• [WORK INSTRUCTIONS]:
Lines that hold the word "matplotlib" should be located and copied.
START
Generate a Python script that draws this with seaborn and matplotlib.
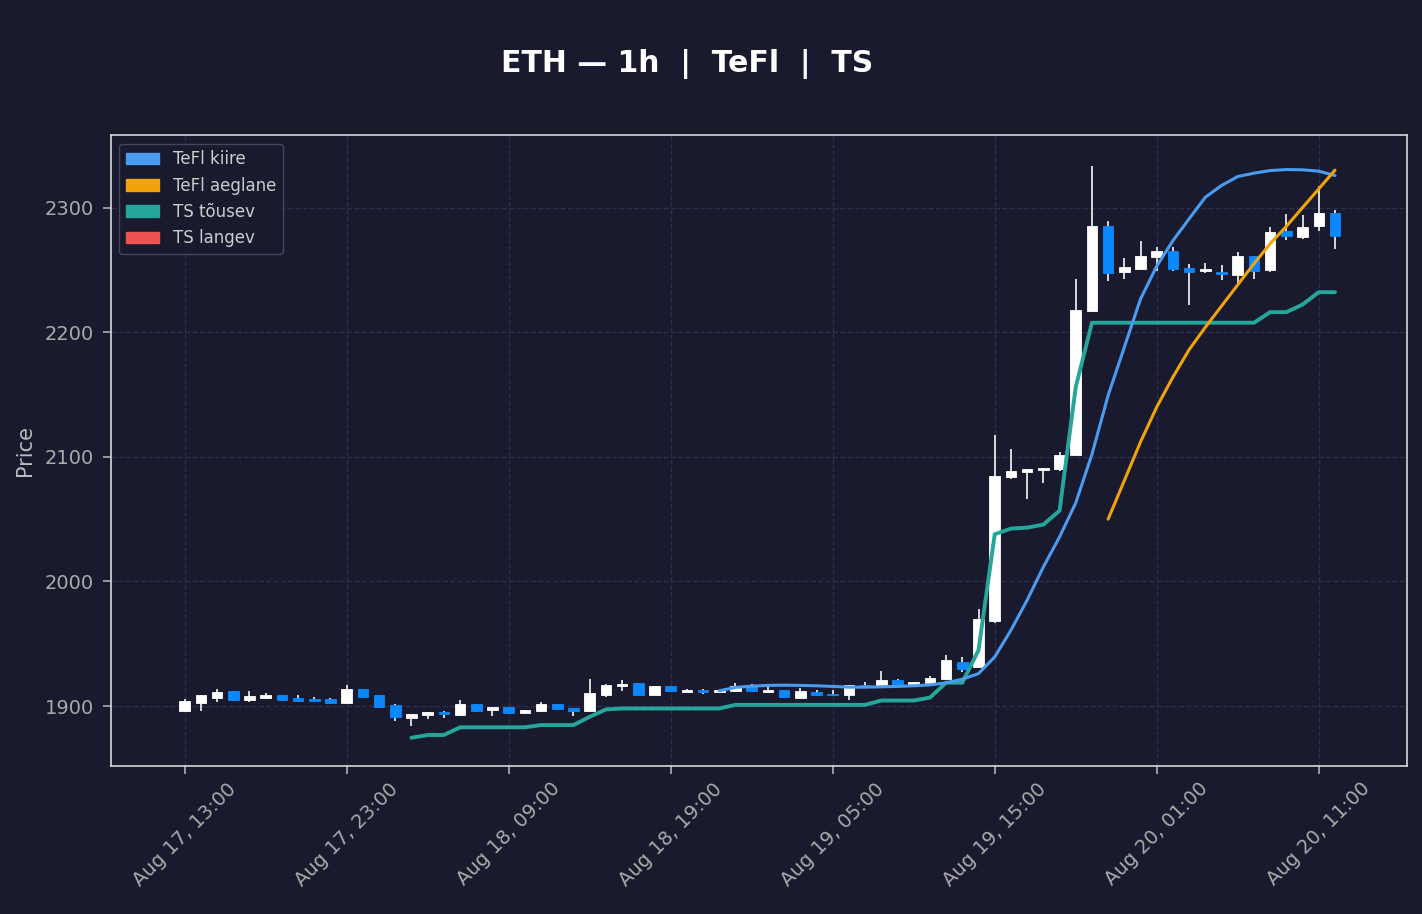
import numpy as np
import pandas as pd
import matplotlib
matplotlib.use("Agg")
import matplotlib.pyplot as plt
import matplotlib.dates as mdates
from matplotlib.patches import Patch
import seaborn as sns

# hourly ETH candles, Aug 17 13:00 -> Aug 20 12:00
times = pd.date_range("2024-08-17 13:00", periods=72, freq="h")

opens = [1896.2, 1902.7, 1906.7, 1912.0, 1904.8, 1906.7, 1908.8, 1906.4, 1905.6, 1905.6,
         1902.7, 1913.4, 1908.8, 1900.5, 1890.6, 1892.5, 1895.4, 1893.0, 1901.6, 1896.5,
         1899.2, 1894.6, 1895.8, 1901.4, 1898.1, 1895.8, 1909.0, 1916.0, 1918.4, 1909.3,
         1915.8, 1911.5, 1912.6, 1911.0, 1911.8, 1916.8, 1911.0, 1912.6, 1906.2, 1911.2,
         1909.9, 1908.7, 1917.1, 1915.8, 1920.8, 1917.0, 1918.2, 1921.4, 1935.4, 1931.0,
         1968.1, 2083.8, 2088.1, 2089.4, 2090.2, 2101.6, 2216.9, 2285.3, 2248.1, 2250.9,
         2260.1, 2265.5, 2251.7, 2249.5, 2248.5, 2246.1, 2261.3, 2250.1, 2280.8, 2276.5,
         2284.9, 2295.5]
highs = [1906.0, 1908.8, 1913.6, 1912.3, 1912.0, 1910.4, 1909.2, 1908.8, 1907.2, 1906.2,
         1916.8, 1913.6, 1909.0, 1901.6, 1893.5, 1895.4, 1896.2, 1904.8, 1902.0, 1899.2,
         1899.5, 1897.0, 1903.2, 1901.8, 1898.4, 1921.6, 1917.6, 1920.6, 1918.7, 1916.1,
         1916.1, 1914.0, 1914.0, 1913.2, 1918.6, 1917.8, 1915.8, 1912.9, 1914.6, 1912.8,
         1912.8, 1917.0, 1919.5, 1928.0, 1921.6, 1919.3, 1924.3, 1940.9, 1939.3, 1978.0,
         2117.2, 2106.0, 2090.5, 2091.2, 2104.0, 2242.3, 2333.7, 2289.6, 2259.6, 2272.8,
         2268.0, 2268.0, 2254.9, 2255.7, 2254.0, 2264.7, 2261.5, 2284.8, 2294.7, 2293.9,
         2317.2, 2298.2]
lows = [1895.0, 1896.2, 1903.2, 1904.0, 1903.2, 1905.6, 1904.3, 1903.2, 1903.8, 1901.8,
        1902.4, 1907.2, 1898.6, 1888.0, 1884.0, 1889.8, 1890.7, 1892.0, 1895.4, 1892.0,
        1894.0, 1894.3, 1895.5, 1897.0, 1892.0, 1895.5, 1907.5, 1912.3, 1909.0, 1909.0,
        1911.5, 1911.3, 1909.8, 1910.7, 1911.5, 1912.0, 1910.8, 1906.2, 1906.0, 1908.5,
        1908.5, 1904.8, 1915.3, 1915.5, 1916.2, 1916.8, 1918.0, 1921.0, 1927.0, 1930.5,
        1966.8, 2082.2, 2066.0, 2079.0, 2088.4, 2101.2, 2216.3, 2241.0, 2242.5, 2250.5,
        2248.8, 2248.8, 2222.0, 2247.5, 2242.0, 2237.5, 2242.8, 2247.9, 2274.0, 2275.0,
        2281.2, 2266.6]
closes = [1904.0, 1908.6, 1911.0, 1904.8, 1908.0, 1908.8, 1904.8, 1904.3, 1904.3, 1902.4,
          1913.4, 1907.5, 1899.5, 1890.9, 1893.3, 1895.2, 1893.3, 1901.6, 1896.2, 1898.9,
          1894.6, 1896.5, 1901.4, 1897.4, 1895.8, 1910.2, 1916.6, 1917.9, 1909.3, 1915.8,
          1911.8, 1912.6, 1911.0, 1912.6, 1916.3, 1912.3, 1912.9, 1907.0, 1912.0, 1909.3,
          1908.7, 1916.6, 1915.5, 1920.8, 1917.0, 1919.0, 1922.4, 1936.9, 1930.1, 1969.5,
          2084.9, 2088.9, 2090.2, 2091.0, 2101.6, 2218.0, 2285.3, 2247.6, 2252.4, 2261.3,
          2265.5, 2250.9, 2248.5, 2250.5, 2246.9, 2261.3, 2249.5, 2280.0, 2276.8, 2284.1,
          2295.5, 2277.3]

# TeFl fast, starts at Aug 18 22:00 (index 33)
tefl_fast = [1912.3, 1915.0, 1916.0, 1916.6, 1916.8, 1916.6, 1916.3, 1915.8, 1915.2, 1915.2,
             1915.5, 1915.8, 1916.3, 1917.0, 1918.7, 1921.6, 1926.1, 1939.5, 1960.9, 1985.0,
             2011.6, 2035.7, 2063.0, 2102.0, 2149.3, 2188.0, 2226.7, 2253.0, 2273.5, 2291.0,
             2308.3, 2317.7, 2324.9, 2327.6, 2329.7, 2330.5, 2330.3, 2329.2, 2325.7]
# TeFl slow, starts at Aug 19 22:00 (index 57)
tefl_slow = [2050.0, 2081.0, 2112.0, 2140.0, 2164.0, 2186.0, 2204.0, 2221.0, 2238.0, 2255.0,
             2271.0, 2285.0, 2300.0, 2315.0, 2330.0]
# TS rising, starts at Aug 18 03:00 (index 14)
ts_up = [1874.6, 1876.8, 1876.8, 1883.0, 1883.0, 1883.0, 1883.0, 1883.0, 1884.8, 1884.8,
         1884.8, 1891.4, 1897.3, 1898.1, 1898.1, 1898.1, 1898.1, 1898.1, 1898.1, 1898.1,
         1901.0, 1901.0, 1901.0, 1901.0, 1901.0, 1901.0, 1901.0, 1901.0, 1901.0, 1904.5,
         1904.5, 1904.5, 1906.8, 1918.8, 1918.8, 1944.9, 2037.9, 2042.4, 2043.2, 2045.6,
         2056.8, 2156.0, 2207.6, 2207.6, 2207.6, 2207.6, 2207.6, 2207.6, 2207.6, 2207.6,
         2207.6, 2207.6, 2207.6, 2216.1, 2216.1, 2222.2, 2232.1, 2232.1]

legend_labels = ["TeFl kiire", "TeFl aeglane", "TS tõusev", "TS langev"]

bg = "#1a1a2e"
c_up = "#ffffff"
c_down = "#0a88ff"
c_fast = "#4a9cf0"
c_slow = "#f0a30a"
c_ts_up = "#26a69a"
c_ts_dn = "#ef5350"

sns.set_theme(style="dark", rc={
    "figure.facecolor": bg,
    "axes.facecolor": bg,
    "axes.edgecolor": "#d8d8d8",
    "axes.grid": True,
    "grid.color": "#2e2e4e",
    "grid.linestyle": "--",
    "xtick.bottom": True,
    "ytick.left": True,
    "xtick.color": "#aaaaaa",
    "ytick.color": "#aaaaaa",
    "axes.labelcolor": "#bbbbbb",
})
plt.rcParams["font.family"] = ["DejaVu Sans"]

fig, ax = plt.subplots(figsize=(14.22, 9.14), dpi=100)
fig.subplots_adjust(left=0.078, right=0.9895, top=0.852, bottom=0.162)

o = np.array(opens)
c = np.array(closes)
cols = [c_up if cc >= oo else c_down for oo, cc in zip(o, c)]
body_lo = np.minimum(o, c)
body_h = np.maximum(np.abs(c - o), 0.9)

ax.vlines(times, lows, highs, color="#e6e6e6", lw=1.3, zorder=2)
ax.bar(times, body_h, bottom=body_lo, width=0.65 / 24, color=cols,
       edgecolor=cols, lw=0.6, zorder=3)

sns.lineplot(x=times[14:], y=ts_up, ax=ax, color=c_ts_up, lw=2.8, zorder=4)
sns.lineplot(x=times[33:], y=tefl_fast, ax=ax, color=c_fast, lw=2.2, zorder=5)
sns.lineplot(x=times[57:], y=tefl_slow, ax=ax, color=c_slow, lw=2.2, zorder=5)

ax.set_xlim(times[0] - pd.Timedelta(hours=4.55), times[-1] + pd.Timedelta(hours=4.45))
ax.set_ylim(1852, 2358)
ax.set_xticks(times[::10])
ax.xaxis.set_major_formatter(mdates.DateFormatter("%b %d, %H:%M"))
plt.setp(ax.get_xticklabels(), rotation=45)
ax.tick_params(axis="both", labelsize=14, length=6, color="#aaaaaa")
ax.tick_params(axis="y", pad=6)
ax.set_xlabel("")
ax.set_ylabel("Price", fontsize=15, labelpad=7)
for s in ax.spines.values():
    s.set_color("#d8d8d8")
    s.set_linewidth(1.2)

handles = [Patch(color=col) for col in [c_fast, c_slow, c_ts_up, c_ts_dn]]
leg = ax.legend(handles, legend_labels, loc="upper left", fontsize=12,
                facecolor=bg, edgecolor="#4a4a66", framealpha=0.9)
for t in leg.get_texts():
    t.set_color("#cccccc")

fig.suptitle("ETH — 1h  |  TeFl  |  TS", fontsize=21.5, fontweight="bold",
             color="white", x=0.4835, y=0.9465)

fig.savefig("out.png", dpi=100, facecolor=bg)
END
• [COMPLETE RESPONSE]:
Generate a Python script that draws this with seaborn and matplotlib.
import matplotlib
matplotlib.use("Agg")
import matplotlib.pyplot as plt
import matplotlib.dates as mdates
from matplotlib.patches import Patch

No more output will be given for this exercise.